SHORT EXERCISE -
Set the listing down again exactly, please, apart from its pictures.
☆ ☆ ☆ ☆ ☆
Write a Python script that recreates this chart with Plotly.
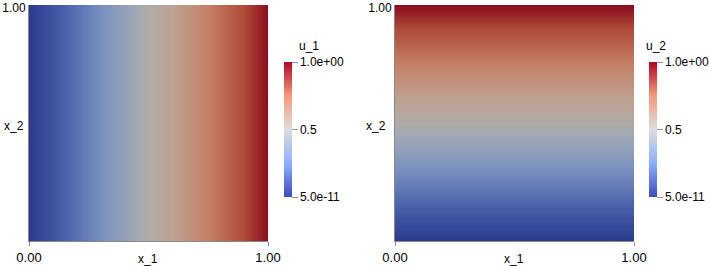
import plotly.graph_objects as go

# nodal coordinates of the unit square and the two solution fields
x1_nodes = [0.0, 1.0]
x2_nodes = [0.0, 1.0]
u1 = [[5e-11, 1.0],
      [5e-11, 1.0]]
u2 = [[5e-11, 5e-11],
      [1.0, 1.0]]

bar_ticks = [5e-11, 0.5, 1.0]
bar_ticktext = ["5.0e-11", "0.5", "1.0e+00"]
axis_ticktext = ["0.00", "1.00"]

# shaded look of the surface vs. the bright colour legend
surface_scale = [
    [0.0, "#2b3a8e"], [0.15, "#4a62aa"], [0.3, "#7890c0"], [0.45, "#a2a9b4"],
    [0.5, "#afaba6"], [0.6, "#bea293"], [0.75, "#c48066"], [0.9, "#ae4a37"],
    [1.0, "#8b0b1f"],
]
legend_scale = [
    [0.0, "#3b4cc0"], [0.25, "#8db0fe"], [0.5, "#dddddd"],
    [0.75, "#f49a7b"], [1.0, "#b40426"],
]

FONT = "Liberation Sans, Arial, sans-serif"
W, H = 709, 266

fig = go.Figure()

panels = [
    (u1, "u_1", "x", "y", 284, 309),
    (u2, "u_2", "x2", "y2", 649, 656),
]

for z, name, xa, ya, bar_x, title_x in panels:
    fig.add_trace(go.Heatmap(
        x=x1_nodes, y=x2_nodes, z=z, zsmooth="best",
        colorscale=surface_scale, zmin=0, zmax=1, showscale=False,
        xaxis=xa, yaxis=ya, hoverinfo="skip",
    ))
    # colour legend
    fig.add_trace(go.Scatter(
        x=[None], y=[None], mode="markers", xaxis=xa, yaxis=ya,
        showlegend=False,
        marker=dict(
            color=[0.5], colorscale=legend_scale, cmin=0, cmax=1, showscale=True,
            colorbar=dict(
                x=bar_x / W, xanchor="left", xpad=0, ypad=0,
                y=(H - 129.5) / H, yanchor="middle",
                len=135 / H, lenmode="fraction",
                thickness=8, thicknessmode="pixels", outlinewidth=0,
                tickvals=bar_ticks, ticktext=bar_ticktext,
                ticks="outside", ticklen=6, tickcolor="#999",
                tickfont=dict(family=FONT, size=12, color="black"),
            ),
        ),
    ))
    fig.add_annotation(text=name, x=title_x / W, y=(H - 46) / H, xref="paper", yref="paper",
                       xanchor="center", yanchor="middle",
                       showarrow=False, font=dict(family=FONT, size=12, color="black"))

axis_common = dict(
    range=[0, 1], showgrid=False, zeroline=False, showline=True, automargin=False,
    linecolor="#888", linewidth=1, ticklabeloverflow="allow",
)
x_extra = dict(ticks="outside", ticklen=4, tickcolor="#888",
               tickfont=dict(family=FONT, size=13, color="black"))
y_extra = dict(ticks="", ticklabelshift=3,
               tickfont=dict(family=FONT, size=12, color="black"))
ydom = [(H - 241) / H, (H - 5) / H]
fig.update_layout(
    width=W, height=H, margin=dict(l=0, r=0, t=0, b=0, autoexpand=False),
    paper_bgcolor="white", plot_bgcolor="white", showlegend=False,
    xaxis=dict(domain=[29 / W, 268 / W], tickvals=[0, 1], ticktext=axis_ticktext,
               **axis_common, **x_extra),
    yaxis=dict(domain=ydom, tickvals=[1], ticktext=["1.00"], anchor="x",
               **axis_common, **y_extra),
    xaxis2=dict(domain=[395 / W, 634 / W], tickvals=[0, 1], ticktext=axis_ticktext, anchor="y2",
                **axis_common, **x_extra),
    yaxis2=dict(domain=ydom, tickvals=[1], ticktext=["1.00"], anchor="x2",
                **axis_common, **y_extra),
)

for lx, ly in [(14, 126), (376, 126)]:
    fig.add_annotation(text="x_2", x=lx / W, y=(H - ly) / H, xref="paper", yref="paper",
                       xanchor="center", yanchor="middle",
                       showarrow=False, font=dict(family=FONT, size=12, color="black"))
for lx in [148, 514]:
    fig.add_annotation(text="x_1", x=lx / W, y=(H - 259) / H, xref="paper", yref="paper",
                       xanchor="center", yanchor="middle",
                       showarrow=False, font=dict(family=FONT, size=12, color="black"))

fig.write_html("out.html", config={"displayModeBar": False},
               post_script="document.body.style.margin='0px';")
☆ ☆ ☆ ☆ ☆
FULL SOLUTION -
Write a Python script that recreates this chart with Plotly.
import plotly.graph_objects as go

# nodal coordinates of the unit square and the two solution fields
x1_nodes = [0.0, 1.0]
x2_nodes = [0.0, 1.0]
u1 = [[5e-11, 1.0],
      [5e-11, 1.0]]
u2 = [[5e-11, 5e-11],
      [1.0, 1.0]]

bar_ticks = [5e-11, 0.5, 1.0]
bar_ticktext = ["5.0e-11", "0.5", "1.0e+00"]
axis_ticktext = ["0.00", "1.00"]

# shaded look of the surface vs. the bright colour legend
surface_scale = [
    [0.0, "#2b3a8e"], [0.15, "#4a62aa"], [0.3, "#7890c0"], [0.45, "#a2a9b4"],
    [0.5, "#afaba6"], [0.6, "#bea293"], [0.75, "#c48066"], [0.9, "#ae4a37"],
    [1.0, "#8b0b1f"],
]
legend_scale = [
    [0.0, "#3b4cc0"], [0.25, "#8db0fe"], [0.5, "#dddddd"],
    [0.75, "#f49a7b"], [1.0, "#b40426"],
]

FONT = "Liberation Sans, Arial, sans-serif"
W, H = 709, 266

fig = go.Figure()

panels = [
    (u1, "u_1", "x", "y", 284, 309),
    (u2, "u_2", "x2", "y2", 649, 656),
]

for z, name, xa, ya, bar_x, title_x in panels:
    fig.add_trace(go.Heatmap(
        x=x1_nodes, y=x2_nodes, z=z, zsmooth="best",
        colorscale=surface_scale, zmin=0, zmax=1, showscale=False,
        xaxis=xa, yaxis=ya, hoverinfo="skip",
    ))
    # colour legend
    fig.add_trace(go.Scatter(
        x=[None], y=[None], mode="markers", xaxis=xa, yaxis=ya,
        showlegend=False,
        marker=dict(
            color=[0.5], colorscale=legend_scale, cmin=0, cmax=1, showscale=True,
            colorbar=dict(
                x=bar_x / W, xanchor="left", xpad=0, ypad=0,
                y=(H - 129.5) / H, yanchor="middle",
                len=135 / H, lenmode="fraction",
                thickness=8, thicknessmode="pixels", outlinewidth=0,
                tickvals=bar_ticks, ticktext=bar_ticktext,
                ticks="outside", ticklen=6, tickcolor="#999",
                tickfont=dict(family=FONT, size=12, color="black"),
            ),
        ),
    ))
    fig.add_annotation(text=name, x=title_x / W, y=(H - 46) / H, xref="paper", yref="paper",
                       xanchor="center", yanchor="middle",
                       showarrow=False, font=dict(family=FONT, size=12, color="black"))

axis_common = dict(
    range=[0, 1], showgrid=False, zeroline=False, showline=True, automargin=False,
    linecolor="#888", linewidth=1, ticklabeloverflow="allow",
)
x_extra = dict(ticks="outside", ticklen=4, tickcolor="#888",
               tickfont=dict(family=FONT, size=13, color="black"))
y_extra = dict(ticks="", ticklabelshift=3,
               tickfont=dict(family=FONT, size=12, color="black"))
ydom = [(H - 241) / H, (H - 5) / H]
fig.update_layout(
    width=W, height=H, margin=dict(l=0, r=0, t=0, b=0, autoexpand=False),
    paper_bgcolor="white", plot_bgcolor="white", showlegend=False,
    xaxis=dict(domain=[29 / W, 268 / W], tickvals=[0, 1], ticktext=axis_ticktext,
               **axis_common, **x_extra),
    yaxis=dict(domain=ydom, tickvals=[1], ticktext=["1.00"], anchor="x",
               **axis_common, **y_extra),
    xaxis2=dict(domain=[395 / W, 634 / W], tickvals=[0, 1], ticktext=axis_ticktext, anchor="y2",
                **axis_common, **x_extra),
    yaxis2=dict(domain=ydom, tickvals=[1], ticktext=["1.00"], anchor="x2",
                **axis_common, **y_extra),
)

for lx, ly in [(14, 126), (376, 126)]:
    fig.add_annotation(text="x_2", x=lx / W, y=(H - ly) / H, xref="paper", yref="paper",
                       xanchor="center", yanchor="middle",
                       showarrow=False, font=dict(family=FONT, size=12, color="black"))
for lx in [148, 514]:
    fig.add_annotation(text="x_1", x=lx / W, y=(H - 259) / H, xref="paper", yref="paper",
                       xanchor="center", yanchor="middle",
                       showarrow=False, font=dict(family=FONT, size=12, color="black"))

fig.write_html("out.html", config={"displayModeBar": False},
               post_script="document.body.style.margin='0px';")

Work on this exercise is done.